Components of the Identity Ecosystem
The Identity Ecosystem consists of different online communities that use interoperable technology, processes and policies. These will be developed over time – but always with a strong baseline commitment to privacy, ease of use, interoperability and security.
- The Identity Ecosystem Framework (IDEF) is the overarching set of interoperability standards, risk models, privacy and liability policies, requirements and accountability mechanisms that structure the Identity Ecosystem.
- The IDEF Self-Assessment Listing Service (SALS) is designed to build trust online. The SALS is a single web presence where online identity service providers and owners or operators applications that authenticate identity credentials can report their status through self-assessment with a set of common standards for reliable security, privacy, ease of use, cost savings, and user choice and declare their commitment to operate in accordance with the Identity Ecosystem Baseline Requirements
- The Identity Ecosystem Steering Group (IDESG) administers the development of policy, standards and accreditation processes for the IDEF in accordance with the Guiding Principles in the Strategy. The IDESG also ensures that accreditation authorities validate participants’ adherence to the requirements of the IDEF.
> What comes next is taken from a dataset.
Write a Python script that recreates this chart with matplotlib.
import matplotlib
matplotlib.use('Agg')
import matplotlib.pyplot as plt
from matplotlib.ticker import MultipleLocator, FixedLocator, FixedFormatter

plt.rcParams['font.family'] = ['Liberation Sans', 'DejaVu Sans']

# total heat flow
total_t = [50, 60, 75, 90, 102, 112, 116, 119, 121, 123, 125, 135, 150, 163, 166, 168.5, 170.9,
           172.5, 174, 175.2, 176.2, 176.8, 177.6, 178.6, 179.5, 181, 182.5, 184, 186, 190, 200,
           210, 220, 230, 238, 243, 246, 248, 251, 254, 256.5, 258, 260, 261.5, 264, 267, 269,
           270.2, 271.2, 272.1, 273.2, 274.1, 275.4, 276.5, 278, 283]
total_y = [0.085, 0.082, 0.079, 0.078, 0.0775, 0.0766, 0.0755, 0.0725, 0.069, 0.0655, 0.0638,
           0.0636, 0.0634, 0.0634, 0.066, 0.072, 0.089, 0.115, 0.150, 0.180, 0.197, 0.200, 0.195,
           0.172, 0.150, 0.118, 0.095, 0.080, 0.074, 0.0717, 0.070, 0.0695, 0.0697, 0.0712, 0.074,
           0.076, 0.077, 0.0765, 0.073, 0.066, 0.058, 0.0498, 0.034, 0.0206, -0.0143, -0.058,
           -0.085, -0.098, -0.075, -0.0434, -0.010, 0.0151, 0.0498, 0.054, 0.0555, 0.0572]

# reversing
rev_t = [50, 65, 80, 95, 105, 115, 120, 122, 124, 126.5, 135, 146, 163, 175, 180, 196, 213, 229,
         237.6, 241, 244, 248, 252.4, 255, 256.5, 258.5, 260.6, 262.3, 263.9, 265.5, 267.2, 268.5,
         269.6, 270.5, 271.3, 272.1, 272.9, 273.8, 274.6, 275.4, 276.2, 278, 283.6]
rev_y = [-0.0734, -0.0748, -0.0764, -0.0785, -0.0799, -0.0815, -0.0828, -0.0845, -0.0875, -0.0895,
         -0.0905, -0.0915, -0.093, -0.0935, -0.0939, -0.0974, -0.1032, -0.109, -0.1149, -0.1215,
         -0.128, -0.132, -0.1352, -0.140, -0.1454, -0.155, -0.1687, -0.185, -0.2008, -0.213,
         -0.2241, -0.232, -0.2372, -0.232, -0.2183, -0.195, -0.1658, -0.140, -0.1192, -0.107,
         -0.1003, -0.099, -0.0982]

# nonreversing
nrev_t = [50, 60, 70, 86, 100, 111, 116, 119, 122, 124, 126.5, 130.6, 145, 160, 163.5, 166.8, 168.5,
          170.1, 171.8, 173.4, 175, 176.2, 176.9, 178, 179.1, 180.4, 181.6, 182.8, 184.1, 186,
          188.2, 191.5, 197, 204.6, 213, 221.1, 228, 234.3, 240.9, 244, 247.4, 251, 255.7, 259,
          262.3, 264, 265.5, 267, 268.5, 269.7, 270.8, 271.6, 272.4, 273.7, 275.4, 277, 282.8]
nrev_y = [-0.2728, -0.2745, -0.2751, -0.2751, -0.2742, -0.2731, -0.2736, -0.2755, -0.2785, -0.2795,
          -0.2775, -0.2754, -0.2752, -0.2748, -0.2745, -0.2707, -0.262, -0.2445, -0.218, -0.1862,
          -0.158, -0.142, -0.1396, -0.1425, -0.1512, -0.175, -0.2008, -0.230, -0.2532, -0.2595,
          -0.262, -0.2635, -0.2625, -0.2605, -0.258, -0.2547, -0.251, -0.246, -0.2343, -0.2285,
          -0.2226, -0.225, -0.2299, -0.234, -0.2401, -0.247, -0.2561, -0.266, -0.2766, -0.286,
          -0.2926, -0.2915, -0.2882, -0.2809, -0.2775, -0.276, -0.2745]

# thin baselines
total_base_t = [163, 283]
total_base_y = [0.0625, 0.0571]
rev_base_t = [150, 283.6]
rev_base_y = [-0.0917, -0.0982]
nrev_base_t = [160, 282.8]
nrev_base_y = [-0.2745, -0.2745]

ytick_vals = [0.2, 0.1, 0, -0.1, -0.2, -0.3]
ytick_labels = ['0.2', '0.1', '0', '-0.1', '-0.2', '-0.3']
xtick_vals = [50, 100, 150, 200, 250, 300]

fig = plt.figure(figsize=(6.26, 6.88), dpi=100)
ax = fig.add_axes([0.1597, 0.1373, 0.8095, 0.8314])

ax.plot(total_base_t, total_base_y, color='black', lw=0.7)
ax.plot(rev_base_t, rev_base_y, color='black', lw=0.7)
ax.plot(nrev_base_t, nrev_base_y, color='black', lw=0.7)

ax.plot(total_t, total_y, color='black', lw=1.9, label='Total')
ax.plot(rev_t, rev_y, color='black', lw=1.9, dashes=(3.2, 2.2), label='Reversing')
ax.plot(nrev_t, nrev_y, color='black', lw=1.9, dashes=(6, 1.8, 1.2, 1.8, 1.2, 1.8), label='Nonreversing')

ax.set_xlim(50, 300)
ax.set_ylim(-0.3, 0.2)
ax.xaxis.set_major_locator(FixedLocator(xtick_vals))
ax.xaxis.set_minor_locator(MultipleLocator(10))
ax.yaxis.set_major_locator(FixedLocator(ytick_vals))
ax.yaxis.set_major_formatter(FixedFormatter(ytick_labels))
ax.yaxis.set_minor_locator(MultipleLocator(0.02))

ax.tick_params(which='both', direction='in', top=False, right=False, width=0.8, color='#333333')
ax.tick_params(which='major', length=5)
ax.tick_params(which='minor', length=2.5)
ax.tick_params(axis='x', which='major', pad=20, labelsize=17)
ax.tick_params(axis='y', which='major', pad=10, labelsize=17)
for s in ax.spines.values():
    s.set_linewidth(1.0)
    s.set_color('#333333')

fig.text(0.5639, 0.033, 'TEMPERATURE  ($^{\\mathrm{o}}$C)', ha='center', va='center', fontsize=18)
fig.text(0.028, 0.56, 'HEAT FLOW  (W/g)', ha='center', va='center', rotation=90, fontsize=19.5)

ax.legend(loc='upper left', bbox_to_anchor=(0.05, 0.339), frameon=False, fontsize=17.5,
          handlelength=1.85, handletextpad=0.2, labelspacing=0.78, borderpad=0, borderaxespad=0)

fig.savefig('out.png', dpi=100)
- Trust frameworks are developed by a community whose members have similar goals and perspectives, such as the NSTIC Pilots. A trust framework defines the rights and responsibilities of that community’s participants, specifies the policies and standards specific to the community, and defines the community-specific processes and procedures that provide assurance. A trust framework should address the level of risk associated with the transaction types of its participants For example, a trust framework designed for the financial services industry would incorporate the privacy requirements set forth in the Gramm-Leach-Bliley Act (GLBA), while a trust framework for the healthcare industry would look to the Health Insurance Portability and Accountability Act (HIPAA) for its privacy requirements. Different trust frameworks can exist within the Identity Ecosystem, and communities of interest can tailor trust frameworks to meet their particular needs. In order to be a part of the Identity Ecosystem, all trust frameworks must still meet the baseline standards established by the IDEF.
- Accreditation authorities assess and validate identity providers, attribute providers, relying parties and identity media, ensuring that they all adhere to an agreed-upon trust framework. Accreditation authorities can issue trustmarks to the participants that they validate.
- Trustmark schemes are the combination of criteria that is measured to determine service provider compliance with the IDEF. The IDEF provides a baseline set of standards and policies that apply to all of the participating trust frameworks. This baseline is more permissive at the lowest levels of assurance, to ensure that it does not serve as an undue barrier to entry, and more detailed at higher levels of assurance, to ensure that requirements are aligned with the risk any given transaction.